By 1974, he began thinking of using his nuclear secrets to gain an influential position at home, where Zulfikar Ali Bhutto had seized power following Pakistan's debacle in the 1971 war. In contrast to his Indian counterpart, Khan always dreamed of power and loved the public spotlight and lavish lifestyle.

According to Shahid-ur-Rehman's book The Long Road to Chagai, Khan wrote to Bhutto offering his services to nuclearise Pakistan. Bhutto welcomed the offer. Thus, Khan returned to Pakistan in 1976.

But his sudden departure and prolonged disappearance, along with reports from European intelligence services, drove the Dutch authorities to investigate his activities during his stay in Holland. Eventually, in 1982, he was accused of nuclear espionage and sentenced in absentia to four years in prison.

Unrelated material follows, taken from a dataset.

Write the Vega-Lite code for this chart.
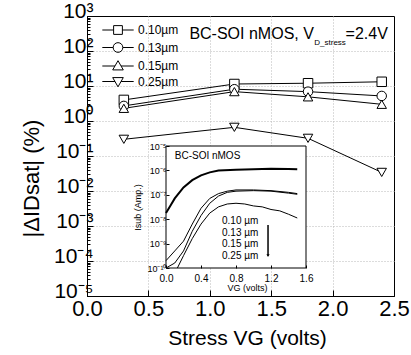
{
  "$schema": "https://vega.github.io/schema/vega-lite/v6.json",
  "width": 307,
  "height": 280,
  "autosize": {"type": "none"},
  "padding": {"left": 87, "top": 16, "right": 17, "bottom": 59},
  "background": "white",
  "config": {
    "font": "Liberation Sans",
    "view": {"stroke": "black", "strokeWidth": 1},
    "axis": {"domainColor": "black", "tickColor": "black", "labelColor": "black", "titleColor": "black", "titleFontWeight": "normal", "labelFont": "Liberation Sans", "titleFont": "Liberation Sans"}
  },
  "datasets": {
    "main": [
      {"L": "0.10µm", "vg": 0.3, "d": 4.0}, {"L": "0.10µm", "vg": 1.2, "d": 11.4}, {"L": "0.10µm", "vg": 1.8, "d": 12.0}, {"L": "0.10µm", "vg": 2.4, "d": 13.2},
      {"L": "0.13µm", "vg": 0.3, "d": 2.7}, {"L": "0.13µm", "vg": 1.2, "d": 8.1}, {"L": "0.13µm", "vg": 1.8, "d": 6.9}, {"L": "0.13µm", "vg": 2.4, "d": 5.2},
      {"L": "0.15µm", "vg": 0.3, "d": 2.3}, {"L": "0.15µm", "vg": 1.2, "d": 6.9}, {"L": "0.15µm", "vg": 1.8, "d": 4.9}, {"L": "0.15µm", "vg": 2.4, "d": 3.0},
      {"L": "0.25µm", "vg": 0.3, "d": 0.30}, {"L": "0.25µm", "vg": 1.2, "d": 0.66}, {"L": "0.25µm", "vg": 1.8, "d": 0.32}, {"L": "0.25µm", "vg": 2.4, "d": 0.034}
    ],
    "inset": [
      {"L": "0.10µm", "v": 0, "i": 1.78e-8}, {"L": "0.10µm", "v": 0.05, "i": 3.55e-8}, {"L": "0.10µm", "v": 0.1, "i": 7.1e-8}, {"L": "0.10µm", "v": 0.2, "i": 2.0e-7}, {"L": "0.10µm", "v": 0.3, "i": 4.0e-7}, {"L": "0.10µm", "v": 0.4, "i": 6.3e-7}, {"L": "0.10µm", "v": 0.5, "i": 8.3e-7}, {"L": "0.10µm", "v": 0.6, "i": 9.8e-7}, {"L": "0.10µm", "v": 0.8, "i": 1.07e-6}, {"L": "0.10µm", "v": 1.0, "i": 1.12e-6}, {"L": "0.10µm", "v": 1.2, "i": 1.17e-6}, {"L": "0.10µm", "v": 1.4, "i": 1.15e-6}, {"L": "0.10µm", "v": 1.5, "i": 1.12e-6},
      {"L": "0.13µm", "v": 0, "i": 2.0e-10}, {"L": "0.13µm", "v": 0.1, "i": 5.0e-10}, {"L": "0.13µm", "v": 0.2, "i": 1.26e-9}, {"L": "0.13µm", "v": 0.3, "i": 6.3e-9}, {"L": "0.13µm", "v": 0.4, "i": 2.8e-8}, {"L": "0.13µm", "v": 0.5, "i": 7.1e-8}, {"L": "0.13µm", "v": 0.6, "i": 1.12e-7}, {"L": "0.13µm", "v": 0.7, "i": 1.41e-7}, {"L": "0.13µm", "v": 0.8, "i": 1.58e-7}, {"L": "0.13µm", "v": 1.0, "i": 1.58e-7}, {"L": "0.13µm", "v": 1.2, "i": 1.48e-7}, {"L": "0.13µm", "v": 1.4, "i": 1.26e-7}, {"L": "0.13µm", "v": 1.5, "i": 1.12e-7},
      {"L": "0.15µm", "v": 0, "i": 1.0e-10}, {"L": "0.15µm", "v": 0.1, "i": 1.6e-10}, {"L": "0.15µm", "v": 0.2, "i": 5.0e-10}, {"L": "0.15µm", "v": 0.3, "i": 3.2e-9}, {"L": "0.15µm", "v": 0.4, "i": 1.41e-8}, {"L": "0.15µm", "v": 0.5, "i": 4.5e-8}, {"L": "0.15µm", "v": 0.6, "i": 8.9e-8}, {"L": "0.15µm", "v": 0.7, "i": 1.26e-7}, {"L": "0.15µm", "v": 0.8, "i": 1.41e-7}, {"L": "0.15µm", "v": 1.0, "i": 1.48e-7}, {"L": "0.15µm", "v": 1.2, "i": 1.41e-7}, {"L": "0.15µm", "v": 1.4, "i": 1.17e-7}, {"L": "0.15µm", "v": 1.5, "i": 1.05e-7},
      {"L": "0.25µm", "v": 0.13, "i": 1.0e-10}, {"L": "0.25µm", "v": 0.2, "i": 3.2e-10}, {"L": "0.25µm", "v": 0.3, "i": 1.6e-9}, {"L": "0.25µm", "v": 0.4, "i": 6.3e-9}, {"L": "0.25µm", "v": 0.5, "i": 1.78e-8}, {"L": "0.25µm", "v": 0.6, "i": 3.2e-8}, {"L": "0.25µm", "v": 0.7, "i": 4.2e-8}, {"L": "0.25µm", "v": 0.8, "i": 4.5e-8}, {"L": "0.25µm", "v": 0.9, "i": 4.2e-8}, {"L": "0.25µm", "v": 1.0, "i": 3.5e-8}, {"L": "0.25µm", "v": 1.1, "i": 3.2e-8}, {"L": "0.25µm", "v": 1.2, "i": 2.5e-8}, {"L": "0.25µm", "v": 1.3, "i": 2.2e-8}, {"L": "0.25µm", "v": 1.4, "i": 1.6e-8}, {"L": "0.25µm", "v": 1.5, "i": 1.12e-8}
    ]
  },
  "layer": [
    {
      "resolve": {"scale": {"shape": "independent"}},
      "layer": [
        {
          "data": {"name": "main"},
          "mark": {"type": "line", "color": "black", "strokeWidth": 1},
          "encoding": {
            "x": {
              "field": "vg", "type": "quantitative",
              "scale": {"domain": [0, 2.5], "nice": false, "zero": false},
              "axis": {
                "values": [0, 0.25, 0.5, 0.75, 1, 1.25, 1.5, 1.75, 2, 2.25, 2.5],
                "labelExpr": "datum.value % 0.5 === 0 ? format(datum.value, '.1f') : ''",
                "labelOverlap": false, "labelFlush": false,
                "labelFontSize": 22, "labelPadding": 8, "labelBaseline": "top",
                "tickSize": {"condition": {"test": "datum.value % 0.5 === 0", "value": -6}, "value": -3},
                "grid": true,
                "gridColor": "#b8b8b8", "gridDash": [1, 2],
                "gridOpacity": {"condition": {"test": "datum.value % 0.5 === 0 && datum.value > 0 && datum.value < 2.5", "value": 1}, "value": 0},
                "title": "Stress VG (volts)", "titleFontSize": 21,
                "titleX": 160, "titleY": 48, "titleBaseline": "alphabetic"
              }
            },
            "y": {
              "field": "d", "type": "quantitative",
              "scale": {"type": "log", "domain": [1e-5, 1000], "nice": false},
              "axis": {
                "values": [1e-5,2e-5,3e-5,4e-5,5e-5,6e-5,7e-5,8e-5,9e-5,1e-4,2e-4,3e-4,4e-4,5e-4,6e-4,7e-4,8e-4,9e-4,0.001,0.002,0.003,0.004,0.005,0.006,0.007,0.008,0.009,0.01,0.02,0.03,0.04,0.05,0.06,0.07,0.08,0.09,0.1,0.2,0.3,0.4,0.5,0.6,0.7,0.8,0.9,1,2,3,4,5,6,7,8,9,10,20,30,40,50,60,70,80,90,100,200,300,400,500,600,700,800,900,1000],
                "labelExpr": "(abs(log(datum.value)/LN10 - round(log(datum.value)/LN10)) < 0.001) ? ('10' + (round(log(datum.value)/LN10) < 0 ? '⁻' : '') + ['⁰','¹','²','³','⁴','⁵','⁶','⁷','⁸','⁹'][abs(round(log(datum.value)/LN10))]) : ''",
                "labelOverlap": false, "labelFlush": false,
                "labelFontSize": 21, "labelPadding": 0, "labelOffset": -5,
                "tickSize": {"condition": {"test": "abs(log(datum.value)/LN10 - round(log(datum.value)/LN10)) < 0.001", "value": -6}, "value": -3},
                "grid": true,
                "gridColor": "#b8b8b8", "gridDash": [1, 2],
                "gridOpacity": {"condition": {"test": "abs(log(datum.value)/LN10 - round(log(datum.value)/LN10)) < 0.001 && datum.value > 2e-5 && datum.value < 500", "value": 1}, "value": 0},
                "title": "|ΔIDsat| (%)", "titleFontSize": 22,
                "titleX": -49, "titleY": 162, "titleBaseline": "alphabetic", "titleAngle": 270
              }
            },
            "detail": {"field": "L"}
          }
        },
        {
          "data": {"name": "main"},
          "mark": {"type": "point", "filled": true, "fill": "white", "stroke": "black", "strokeWidth": 1, "size": 90, "opacity": 1},
          "encoding": {
            "x": {"field": "vg", "type": "quantitative"},
            "y": {"field": "d", "type": "quantitative"},
            "shape": {
              "field": "L", "type": "nominal",
              "scale": {"domain": ["0.10µm", "0.13µm", "0.15µm", "0.25µm"], "range": ["square", "circle", "triangle-up", "triangle-down"]},
              "legend": null
            }
          }
        },
        {
          "data": {"name": "main"},
          "transform": [{"filter": "false"}],
          "mark": {"type": "point", "filled": false, "color": "black", "strokeWidth": 1, "size": 85, "opacity": 1},
          "encoding": {
            "x": {"field": "vg", "type": "quantitative"},
            "y": {"field": "d", "type": "quantitative"},
            "shape": {
              "field": "L", "type": "nominal",
              "scale": {"domain": ["0.10µm", "0.13µm", "0.15µm", "0.25µm"], "range": ["M-3.4,0H-0.95M0.95,0H3.4M-0.95,-0.95H0.95V0.95H-0.95Z", "M-3.4,0H-1.05M1.05,0H3.4M-1.05,0A1.05,1.05,0,1,1,1.05,0A1.05,1.05,0,1,1,-1.05,0Z", "M-3.4,0H-0.66M0.66,0H3.4M0,-1.15L1.15,0.85L-1.15,0.85Z", "M-3.4,0H-0.66M0.66,0H3.4M0,1.15L1.15,-0.85L-1.15,-0.85Z"]},
              "legend": {
                "title": null, "orient": "none", "legendX": 25, "legendY": 8,
                "symbolSize": 85, "labelFontSize": 12, "labelOffset": 14, "rowPadding": 3.5, "padding": 0,
                "labelFont": "Liberation Sans", "labelColor": "black",
                "symbolStrokeWidth": 1, "symbolStrokeColor": "black", "symbolOpacity": 1
              }
            }
          }
        },
        {
          "data": {"values": [{}]},
          "mark": {"type": "text", "align": "right", "baseline": "alphabetic", "fontSize": 16, "font": "Liberation Sans", "color": "black"},
          "encoding": {"x": {"datum": 2.45}, "y": {"datum": 224}, "text": {"value": "=2.4V"}}
        },
        {
          "data": {"values": [{}]},
          "mark": {"type": "text", "align": "right", "baseline": "alphabetic", "fontSize": 8, "font": "Liberation Sans", "color": "black", "dx": -42, "dy": 6},
          "encoding": {"x": {"datum": 2.45}, "y": {"datum": 224}, "text": {"value": "D_stress"}}
        },
        {
          "data": {"values": [{}]},
          "mark": {"type": "text", "align": "right", "baseline": "alphabetic", "fontSize": 16, "font": "Liberation Sans", "color": "black", "dx": -74},
          "encoding": {"x": {"datum": 2.45}, "y": {"datum": 224}, "text": {"value": "BC-SOI nMOS, V"}}
        }
      ]
    },
    {
      "layer": [
        {
          "data": {"values": [{}]},
          "mark": {"type": "rect", "fill": "white", "stroke": "black", "strokeWidth": 1},
          "encoding": {
            "x": {
              "datum": 0, "type": "quantitative",
              "scale": {"domain": [0, 1.6], "range": [79, 219], "nice": false, "zero": false},
              "axis": {
                "orient": "bottom", "offset": -28, "zindex": 2,
                "values": [0, 0.4, 0.8, 1.2, 1.6], "format": ".1f",
                "labelFontSize": 10, "labelPadding": 8, "labelFlush": false, "labelOverlap": false,
                "tickSize": -3, "domain": false, "grid": false,
                "title": "VG (volts)", "titleFontSize": 9, "titleX": 160, "titleY": 22, "titleBaseline": "alphabetic"
              }
            },
            "x2": {"datum": 1.6},
            "y": {
              "datum": 1e-10, "type": "quantitative",
              "scale": {"type": "log", "domain": [1e-10, 1e-5], "range": [252, 130], "nice": false},
              "axis": {
                "orient": "left", "offset": -79, "zindex": 2,
                "values": [1e-10, 1e-9, 1e-8, 1e-7, 1e-6, 1e-5],
                "labelExpr": "'10' + (round(log(datum.value)/LN10) < 0 ? '⁻' : '') + ['⁰','¹','²','³','⁴','⁵','⁶','⁷','⁸','⁹','¹⁰'][abs(round(log(datum.value)/LN10))]",
                "labelFontSize": 9, "labelPadding": 3, "labelFlush": false, "labelOverlap": false,
                "tickSize": -3, "domain": false, "grid": false,
                "title": "Isub (Amp.)", "titleFontSize": 9, "titleX": -26, "titleY": 191, "titleBaseline": "alphabetic", "titleAngle": 270
              }
            },
            "y2": {"datum": 1e-5}
          }
        },
        {
          "data": {"name": "inset"},
          "transform": [{"filter": "datum.L === '0.10µm'"}],
          "mark": {"type": "line", "color": "black", "strokeWidth": 2},
          "encoding": {"x": {"field": "v", "type": "quantitative"}, "y": {"field": "i", "type": "quantitative"}, "detail": {"field": "L"}}
        },
        {
          "data": {"name": "inset"},
          "transform": [{"filter": "datum.L !== '0.10µm'"}],
          "mark": {"type": "line", "color": "black", "strokeWidth": 1},
          "encoding": {"x": {"field": "v", "type": "quantitative"}, "y": {"field": "i", "type": "quantitative"}, "detail": {"field": "L"}}
        },
        {
          "data": {"values": [{}]},
          "mark": {"type": "text", "align": "left", "baseline": "alphabetic", "fontSize": 10, "font": "Liberation Sans", "color": "black"},
          "encoding": {"x": {"datum": 0.1}, "y": {"datum": 2.9e-6}, "text": {"value": "BC-SOI nMOS"}}
        },
        {
          "data": {"values": [{}]},
          "mark": {"type": "text", "align": "left", "baseline": "alphabetic", "fontSize": 10, "font": "Liberation Sans", "color": "black", "lineBreak": "\n", "lineHeight": 11.5},
          "encoding": {"x": {"datum": 0.64}, "y": {"datum": 6.3e-9}, "text": {"value": "0.10 µm\n0.13 µm\n0.15 µm\n0.25 µm"}}
        },
        {
          "data": {"values": [{}]},
          "mark": {"type": "rule", "color": "black", "strokeWidth": 1.5},
          "encoding": {"x": {"datum": 1.166}, "y": {"datum": 5.8e-9}, "y2": {"datum": 3.2e-10}}
        },
        {
          "data": {"values": [{}]},
          "mark": {"type": "point", "shape": "triangle-down", "filled": true, "color": "black", "size": 10, "opacity": 1},
          "encoding": {"x": {"datum": 1.166}, "y": {"datum": 3.2e-10}}
        }
      ]
    }
  ],
  "resolve": {"scale": {"x": "independent", "y": "independent"}}
}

Obviously, Khan has never been concerned about the nature of the regime under which he served. He co-operated with successive Pakistani regimes since the overthrow of his friend Bhutto. He did not even raise a finger when General Zia-ul-Haq hanged Bhutto in 1979 on a false charge.

Under Zia, Pakistan witnessed an unprecedented drive towards Islamisation and stronger focus on the notion of Islamic solidarity in foreign policy, both of which reinforced Bhutto's idea of producing an Islamic rather than a national nuclear bomb. Moreover, fundamentalism and corruption found their way into the military establishment, the apparatus controlling Pakistan's nuclear programmes, leading to the prominence of generals with links to extremist groups.

It was in such a climate and under such ideology, which continued to prevail after Zia, that Khan worked, mingling his duty towards his country with his services to other Muslim nations seeking nuclear technology.

Whether Khan acted on his own to share sensitive nuclear secrets with Iran and Libya (as he confessed on February 4) or did so in agreement with his bosses in the army and military intelligence (as he emphasised on February 2), the problem lies in the country's system and ideology.